Perpleja, la multitud comenzó a dispersarse, a desdibujar su silueta en la urbe como insignificantes guiones, a comprender que la literatura se hace rumor en la colisión, conjura inevitable de las posibles causas. ¿Lograba vislumbrarse el mensaje simulado? ¿Cortázar? Una adolescente, hija de los juegos intertextuales de la era posestructuralista, se alineó con el cuerpo del moribundo y formuló, en un francés de escuela, que ese destino, que ese hombre que estaba tirado allí emulaba la fatalidad de Morelli, ese viejo escritor que Oliveira y sus amigos del Club de la Serpiente fueron a visitar al Hospital Necker de la Rue de Sévres.
Veinte minutos después de aquel infausto suceso lingüístico, el hombre fue trasladado a la sala de urgencias del Hospital Pitié-Salpêtrière. Entró como N.N. Sin embargo, una enfermera croata, en un acto de solidaridad histórica, prefirió registrarlo con el nombre de Danko. Le recordaba a su tío anarquista, escribió después en su diario. Lo reanimaron, le tomaron radiografías, lo estabilizaron y fue llevado a un cuarto cómodo. Allí permanecería durante un mes, ensimismado, con una cara mustia que nadie supo cómo mejorar. Ninguna de las enfermeras sabía quién era el atropellado Danko. No obstante, una auxiliar de cuidados intensivos recordaría, años después, haber leído en un periódico esta misteriosa frase que guardó en su memoria: “Barthes vio la señal a tiempo, pero no alcanzó a interpretar el signo”.

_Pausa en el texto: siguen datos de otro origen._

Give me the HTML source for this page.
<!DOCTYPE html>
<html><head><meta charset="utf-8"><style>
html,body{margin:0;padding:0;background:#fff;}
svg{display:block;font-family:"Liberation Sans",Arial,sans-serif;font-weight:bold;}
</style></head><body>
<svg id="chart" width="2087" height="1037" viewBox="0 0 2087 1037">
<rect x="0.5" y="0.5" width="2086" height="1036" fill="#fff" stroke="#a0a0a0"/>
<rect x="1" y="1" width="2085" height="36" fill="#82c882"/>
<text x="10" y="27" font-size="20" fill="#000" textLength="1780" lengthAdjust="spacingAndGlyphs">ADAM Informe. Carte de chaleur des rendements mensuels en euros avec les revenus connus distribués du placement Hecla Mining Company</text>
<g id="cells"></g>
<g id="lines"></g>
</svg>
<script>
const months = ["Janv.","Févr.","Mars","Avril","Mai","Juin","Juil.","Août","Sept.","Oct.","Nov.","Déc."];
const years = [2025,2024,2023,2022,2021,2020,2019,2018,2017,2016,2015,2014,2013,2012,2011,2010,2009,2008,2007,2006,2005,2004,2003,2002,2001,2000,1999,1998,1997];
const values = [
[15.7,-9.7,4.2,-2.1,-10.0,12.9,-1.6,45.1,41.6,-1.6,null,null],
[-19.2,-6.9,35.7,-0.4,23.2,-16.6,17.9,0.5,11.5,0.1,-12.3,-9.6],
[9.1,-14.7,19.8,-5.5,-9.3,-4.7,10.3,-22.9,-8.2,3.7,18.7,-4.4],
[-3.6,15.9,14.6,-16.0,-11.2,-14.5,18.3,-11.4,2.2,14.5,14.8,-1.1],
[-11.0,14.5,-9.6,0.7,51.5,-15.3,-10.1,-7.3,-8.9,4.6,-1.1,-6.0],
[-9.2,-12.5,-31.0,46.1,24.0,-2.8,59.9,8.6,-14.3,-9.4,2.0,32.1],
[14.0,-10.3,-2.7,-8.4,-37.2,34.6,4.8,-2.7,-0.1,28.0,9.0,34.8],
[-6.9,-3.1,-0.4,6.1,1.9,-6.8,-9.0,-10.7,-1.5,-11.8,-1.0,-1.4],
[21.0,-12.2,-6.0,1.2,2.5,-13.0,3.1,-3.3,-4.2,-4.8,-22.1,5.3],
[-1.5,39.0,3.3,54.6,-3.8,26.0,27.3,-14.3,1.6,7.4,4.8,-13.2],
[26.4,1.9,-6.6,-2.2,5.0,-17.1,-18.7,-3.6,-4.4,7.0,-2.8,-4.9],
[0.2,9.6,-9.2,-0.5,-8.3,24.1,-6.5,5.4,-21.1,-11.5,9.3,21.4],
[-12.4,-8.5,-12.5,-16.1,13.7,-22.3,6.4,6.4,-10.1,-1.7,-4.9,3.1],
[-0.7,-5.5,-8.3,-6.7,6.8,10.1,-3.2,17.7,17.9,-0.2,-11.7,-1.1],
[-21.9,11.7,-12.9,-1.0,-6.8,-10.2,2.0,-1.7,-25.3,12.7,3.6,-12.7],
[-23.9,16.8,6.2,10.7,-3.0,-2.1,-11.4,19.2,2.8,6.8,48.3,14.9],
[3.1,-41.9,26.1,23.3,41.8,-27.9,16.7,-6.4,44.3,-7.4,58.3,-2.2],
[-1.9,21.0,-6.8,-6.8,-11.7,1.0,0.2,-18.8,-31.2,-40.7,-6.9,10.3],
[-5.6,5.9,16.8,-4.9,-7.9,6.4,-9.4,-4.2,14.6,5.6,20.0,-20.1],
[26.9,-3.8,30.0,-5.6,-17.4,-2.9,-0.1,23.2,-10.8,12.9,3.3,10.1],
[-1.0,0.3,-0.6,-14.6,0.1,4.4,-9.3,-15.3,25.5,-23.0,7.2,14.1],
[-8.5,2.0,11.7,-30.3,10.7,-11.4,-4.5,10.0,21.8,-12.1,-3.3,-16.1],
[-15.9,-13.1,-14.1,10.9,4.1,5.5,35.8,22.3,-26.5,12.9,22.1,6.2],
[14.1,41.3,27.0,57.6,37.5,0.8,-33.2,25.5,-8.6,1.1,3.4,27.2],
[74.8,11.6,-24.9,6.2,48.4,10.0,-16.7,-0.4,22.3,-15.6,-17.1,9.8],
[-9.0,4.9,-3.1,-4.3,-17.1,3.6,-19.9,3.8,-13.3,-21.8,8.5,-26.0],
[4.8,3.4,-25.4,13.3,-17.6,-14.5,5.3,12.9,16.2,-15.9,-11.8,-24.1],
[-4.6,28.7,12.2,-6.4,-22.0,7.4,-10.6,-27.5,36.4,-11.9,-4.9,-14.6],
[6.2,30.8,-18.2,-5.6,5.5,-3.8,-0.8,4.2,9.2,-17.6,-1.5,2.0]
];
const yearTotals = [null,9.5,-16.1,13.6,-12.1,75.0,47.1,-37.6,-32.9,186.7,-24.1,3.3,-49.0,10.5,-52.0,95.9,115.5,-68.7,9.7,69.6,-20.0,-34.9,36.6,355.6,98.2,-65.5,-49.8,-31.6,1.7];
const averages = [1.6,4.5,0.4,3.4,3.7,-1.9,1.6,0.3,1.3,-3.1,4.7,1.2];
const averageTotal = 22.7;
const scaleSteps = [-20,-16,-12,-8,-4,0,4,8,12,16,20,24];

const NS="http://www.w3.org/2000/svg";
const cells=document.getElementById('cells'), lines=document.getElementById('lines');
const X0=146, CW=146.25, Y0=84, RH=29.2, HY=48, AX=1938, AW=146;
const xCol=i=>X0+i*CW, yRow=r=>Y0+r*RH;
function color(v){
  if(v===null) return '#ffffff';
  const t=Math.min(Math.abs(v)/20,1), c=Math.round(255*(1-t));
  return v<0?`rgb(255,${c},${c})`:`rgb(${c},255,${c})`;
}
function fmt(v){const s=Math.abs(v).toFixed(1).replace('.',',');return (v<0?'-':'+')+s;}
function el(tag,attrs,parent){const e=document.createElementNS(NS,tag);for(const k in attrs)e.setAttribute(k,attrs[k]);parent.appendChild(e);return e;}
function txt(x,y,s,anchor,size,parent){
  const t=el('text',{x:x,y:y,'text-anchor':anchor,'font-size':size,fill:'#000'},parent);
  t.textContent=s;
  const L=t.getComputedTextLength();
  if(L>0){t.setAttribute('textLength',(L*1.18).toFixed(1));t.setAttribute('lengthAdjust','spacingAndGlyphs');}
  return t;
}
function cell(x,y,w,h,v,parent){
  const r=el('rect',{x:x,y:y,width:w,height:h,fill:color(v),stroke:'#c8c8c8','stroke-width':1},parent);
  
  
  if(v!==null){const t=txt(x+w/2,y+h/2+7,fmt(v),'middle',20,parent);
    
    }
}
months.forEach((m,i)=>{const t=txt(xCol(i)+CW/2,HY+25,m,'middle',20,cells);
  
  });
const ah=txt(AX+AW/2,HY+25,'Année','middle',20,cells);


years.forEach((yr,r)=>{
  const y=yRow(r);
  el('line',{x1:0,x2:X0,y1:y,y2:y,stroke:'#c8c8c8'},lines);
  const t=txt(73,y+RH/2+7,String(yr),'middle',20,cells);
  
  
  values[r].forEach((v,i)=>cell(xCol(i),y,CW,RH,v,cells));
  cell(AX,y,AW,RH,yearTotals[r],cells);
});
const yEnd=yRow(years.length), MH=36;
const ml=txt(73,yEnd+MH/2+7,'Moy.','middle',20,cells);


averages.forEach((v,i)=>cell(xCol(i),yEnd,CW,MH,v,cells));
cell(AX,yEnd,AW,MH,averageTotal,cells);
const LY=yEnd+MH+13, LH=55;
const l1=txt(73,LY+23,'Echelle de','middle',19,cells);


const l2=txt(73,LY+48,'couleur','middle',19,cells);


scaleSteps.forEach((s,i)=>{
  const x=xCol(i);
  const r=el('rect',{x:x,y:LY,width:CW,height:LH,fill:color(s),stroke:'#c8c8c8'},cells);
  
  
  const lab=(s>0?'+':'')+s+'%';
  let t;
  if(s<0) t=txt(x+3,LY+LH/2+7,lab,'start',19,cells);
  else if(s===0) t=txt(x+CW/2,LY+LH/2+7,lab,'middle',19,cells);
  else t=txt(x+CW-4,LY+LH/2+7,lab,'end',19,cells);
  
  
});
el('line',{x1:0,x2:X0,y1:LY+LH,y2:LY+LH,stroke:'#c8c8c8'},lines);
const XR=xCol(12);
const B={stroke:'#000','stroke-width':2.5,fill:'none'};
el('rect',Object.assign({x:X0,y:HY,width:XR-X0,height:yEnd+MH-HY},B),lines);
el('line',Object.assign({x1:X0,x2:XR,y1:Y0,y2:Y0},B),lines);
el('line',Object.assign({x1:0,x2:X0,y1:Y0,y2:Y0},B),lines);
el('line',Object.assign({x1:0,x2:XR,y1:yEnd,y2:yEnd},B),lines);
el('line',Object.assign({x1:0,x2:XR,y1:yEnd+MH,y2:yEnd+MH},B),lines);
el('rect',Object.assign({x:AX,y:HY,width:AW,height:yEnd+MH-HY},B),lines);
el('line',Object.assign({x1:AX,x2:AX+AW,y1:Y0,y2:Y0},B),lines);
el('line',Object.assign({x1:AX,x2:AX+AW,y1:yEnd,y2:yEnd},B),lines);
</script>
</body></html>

Al cabo de los días esta misma mujer, de nacionalidad argelina, notó que el sujeto estaba deprimido –más de lo habitual– que invocaba un nombre sonoro, quizá el de su madre y que ayudaba poco en su recuperación.

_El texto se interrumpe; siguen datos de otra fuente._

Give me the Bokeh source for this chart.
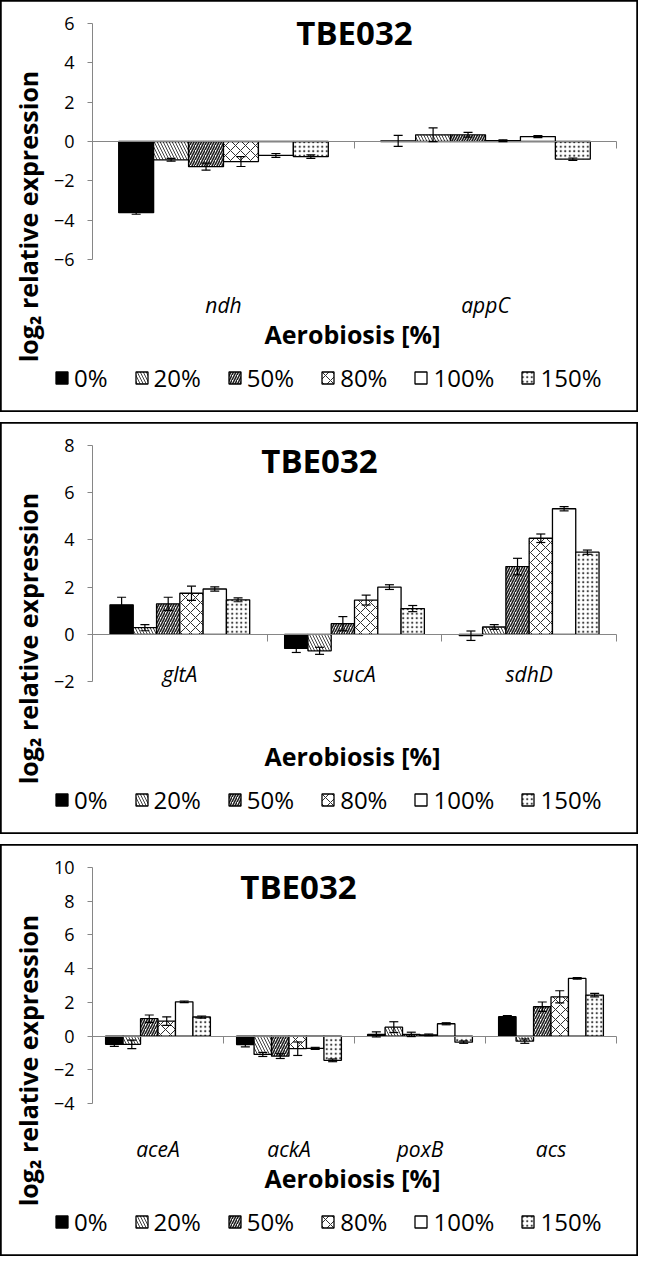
import math
from bokeh.plotting import figure
from bokeh.models import (Range1d, FixedTicker, LinearAxis, Label, Legend, LegendItem,
                          Whisker, ColumnDataSource, TeeHead)
from bokeh.layouts import column
from bokeh.embed import file_html
from bokeh.resources import INLINE

# ---------------- data ----------------
levels = ["0%", "20%", "50%", "80%", "100%", "150%"]

genes1 = ["ndh", "appC"]
mean1 = [[-3.62, -0.93, -1.28, -1.02, -0.71, -0.77],
         [0.03, 0.34, 0.34, 0.04, 0.25, -0.90]]
err1 = [[0.08, 0.07, 0.18, 0.25, 0.10, 0.09],
        [0.28, 0.35, 0.12, 0.05, 0.05, 0.06]]
yticks1 = [-6, -4, -2, 0, 2, 4, 6]

genes2 = ["gltA", "sucA", "sdhD"]
mean2 = [[1.25, 0.28, 1.29, 1.74, 1.92, 1.46],
         [-0.60, -0.70, 0.45, 1.45, 2.00, 1.09],
         [-0.06, 0.31, 2.87, 4.07, 5.32, 3.48]]
err2 = [[0.32, 0.13, 0.28, 0.30, 0.09, 0.08],
        [0.17, 0.15, 0.30, 0.21, 0.10, 0.13],
        [0.20, 0.10, 0.35, 0.18, 0.09, 0.09]]
yticks2 = [-2, 0, 2, 4, 6, 8]

genes3 = ["aceA", "ackA", "poxB", "acs"]
mean3 = [[-0.49, -0.49, 1.03, 0.89, 2.03, 1.13],
         [-0.50, -1.09, -1.19, -0.75, -0.73, -1.44],
         [0.10, 0.53, 0.10, 0.07, 0.73, -0.36],
         [1.15, -0.30, 1.74, 2.33, 3.42, 2.43]]
err3 = [[0.12, 0.25, 0.22, 0.25, 0.05, 0.06],
        [0.14, 0.12, 0.14, 0.40, 0.06, 0.08],
        [0.15, 0.32, 0.13, 0.05, 0.06, 0.07],
        [0.07, 0.13, 0.28, 0.36, 0.05, 0.10]]
yticks3 = [-4, -2, 0, 2, 4, 6, 8, 10]

chart_title = "TBE032"
y_title = "log\u2082 relative expression"
x_title = "Aerobiosis [%]"

# ---------------- layout / styles ----------------
FONT = "Open Sans"
GRAY = "#868686"
W, H = 638, 412            # whole panel (frame covers the full panel)
PL, PW, PT, PH = 92, 524, 23, 236   # plot area inside the panel, in px

bar_styles = {
    "0%": dict(fill_color="black"),
    "20%": dict(fill_color="white", hatch_pattern="\\", hatch_scale=6, hatch_weight=1, hatch_color="#404040"),
    "50%": dict(fill_color="white", hatch_pattern="/", hatch_scale=5, hatch_weight=1.6, hatch_color="#202020"),
    "80%": dict(fill_color="white", hatch_pattern="x", hatch_scale=10, hatch_weight=1, hatch_color="#303030"),
    "100%": dict(fill_color="white"),
    "150%": dict(fill_color="white", hatch_pattern=".", hatch_scale=4.5, hatch_weight=1.1, hatch_color="#404040"),
}


def make_panel(genes, means, errs, yticks, title_xy, cat_on_zero):
    n = len(genes)
    ymin, ymax = yticks[0], yticks[-1]
    xppu = PW / n
    yppu = PH / (ymax - ymin)
    xr = Range1d(-PL / xppu, n + (W - PL - PW) / xppu)
    yr = Range1d(ymin - (H - PT - PH) / yppu, ymax + PT / yppu)
    p = figure(width=W, height=H, x_range=xr, y_range=yr,
               output_backend="svg", toolbar_location=None,
               min_border=0, min_border_left=0, min_border_right=0,
               min_border_top=0, min_border_bottom=0)
    p.outline_line_color = "black"
    p.outline_line_width = 2.5
    p.xgrid.visible = False
    p.ygrid.visible = False

    # y axis
    ya = p.yaxis[0]
    ya.fixed_location = 0
    ya.bounds = (ymin, ymax)
    ya.ticker = FixedTicker(ticks=yticks, minor_ticks=[])
    ya.axis_line_color = GRAY
    ya.major_tick_line_color = GRAY
    ya.major_tick_out = 5
    ya.major_tick_in = 0
    ya.minor_tick_line_color = None
    ya.major_label_text_font = FONT
    ya.major_label_text_font_size = "18px"
    ya.major_label_text_color = "black"
    ya.major_label_standoff = 13

    # category label axis
    centers = [i + 0.5 for i in range(n)]
    xa = p.xaxis[0]
    xa.bounds = (0, n)
    xa.ticker = FixedTicker(ticks=centers, minor_ticks=[])
    xa.major_label_overrides = {c: g for c, g in zip(centers, genes)}
    xa.axis_line_color = None
    xa.major_tick_line_color = None
    xa.minor_tick_line_color = None
    xa.major_label_text_font = FONT
    xa.major_label_text_font_style = "italic"
    xa.major_label_text_font_size = "21px"
    xa.major_label_text_color = "black"
    if cat_on_zero:
        xa.fixed_location = 0
        xa.major_label_standoff = 20
    else:
        xa.fixed_location = ymin
        xa.major_label_standoff = 25

    # zero line with category separators
    za = LinearAxis(fixed_location=0, bounds=(0, n),
                    ticker=FixedTicker(ticks=[], minor_ticks=list(range(n + 1))),
                    axis_line_color=GRAY, minor_tick_line_color=GRAY, minor_tick_out=7, minor_tick_in=0,
                    major_tick_line_color=None, major_label_text_font_size="0px")
    p.add_layout(za, "below")

    w = 0.8 / len(levels)
    items = []
    for j, lvl in enumerate(levels):
        xs = [i + 0.1 + (j + 0.5) * w for i in range(n)]
        tops = [means[i][j] for i in range(n)]
        es = [errs[i][j] for i in range(n)]
        src = ColumnDataSource(dict(x=xs, top=tops,
                                    upper=[t + e for t, e in zip(tops, es)],
                                    lower=[t - e for t, e in zip(tops, es)]))
        r = p.vbar(x="x", top="top", bottom=0, width=w, source=src,
                   line_color="black", line_width=1.3, **bar_styles[lvl])
        wh = Whisker(source=src, base="x", upper="upper", lower="lower",
                     line_color="black", line_width=1.2, level="annotation",
                     upper_head=TeeHead(size=9, line_color="black", line_width=1.2),
                     lower_head=TeeHead(size=9, line_color="black", line_width=1.2))
        p.add_layout(wh)
        items.append(LegendItem(label=lvl, renderers=[r]))

    legend = Legend(items=items, orientation="horizontal", location=(54, 18),
                    glyph_width=15, glyph_height=15, label_standoff=5, spacing=26,
                    label_text_font=FONT, label_text_font_size="24px", label_text_color="black",
                    border_line_color=None, background_fill_alpha=0, padding=0, margin=0)
    p.add_layout(legend, "center")

    tx, ty = title_xy
    p.add_layout(Label(x=tx, y=H - ty, x_units="screen", y_units="screen", text=chart_title,
                       text_font=FONT, text_font_style="bold", text_font_size="33px", text_color="black",
                       text_align="center", text_baseline="middle"))
    p.add_layout(Label(x=27, y=H - 216, x_units="screen", y_units="screen", text=y_title, angle=math.pi / 2,
                       text_font=FONT, text_font_style="bold", text_font_size="25px", text_color="black",
                       text_align="center", text_baseline="middle"))
    p.add_layout(Label(x=352, y=H - 333, x_units="screen", y_units="screen", text=x_title,
                       text_font=FONT, text_font_style="bold", text_font_size="25px", text_color="black",
                       text_align="center", text_baseline="middle"))
    return p


p1 = make_panel(genes1, mean1, err1, yticks1, (354, 32), False)
p2 = make_panel(genes2, mean2, err2, yticks2, (319, 38), True)
p3 = make_panel(genes3, mean3, err3, yticks3, (298, 42), False)

layout = column(p1, p2, p3, spacing=10)
open("out.html", "w").write(file_html(layout, INLINE))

Un martes, a eso de las nueve de la mañana, mientras una lluvia gruesa bajaba por los tejados, mezclada con la mierda de los gatos; mientras una teja de asbesto, en otra calle, en otro alero, era desprendida por el viento para matar, según lo supo Bachelard en su experticia de los nodos espaciales, a “un transeúnte en la calle”, a un “peatón tardío”, el médico de turno advirtió que algo no estaba bien en la semiosis de esa cama blanca. Se acercó al hombre, lo olió como se huele un paréntesis; lo miró de reojo, desconfiado, como si se tratara de un famélico punto y coma inmigrante. Lo auscultó, a la manera como se examina una nota al pie. Desnudó su tórax, de la misma forma en que desnudamos el uso artificial de los puntos suspensivos. Al fin lo volteó con precaución, como se voltea la página deteriorada de un incunable y anunció, con ímpetu estructuralista, a la enfermera que deseaba llegar a su cama:
–Es una lástima. Este individuo no tiene signos vitales.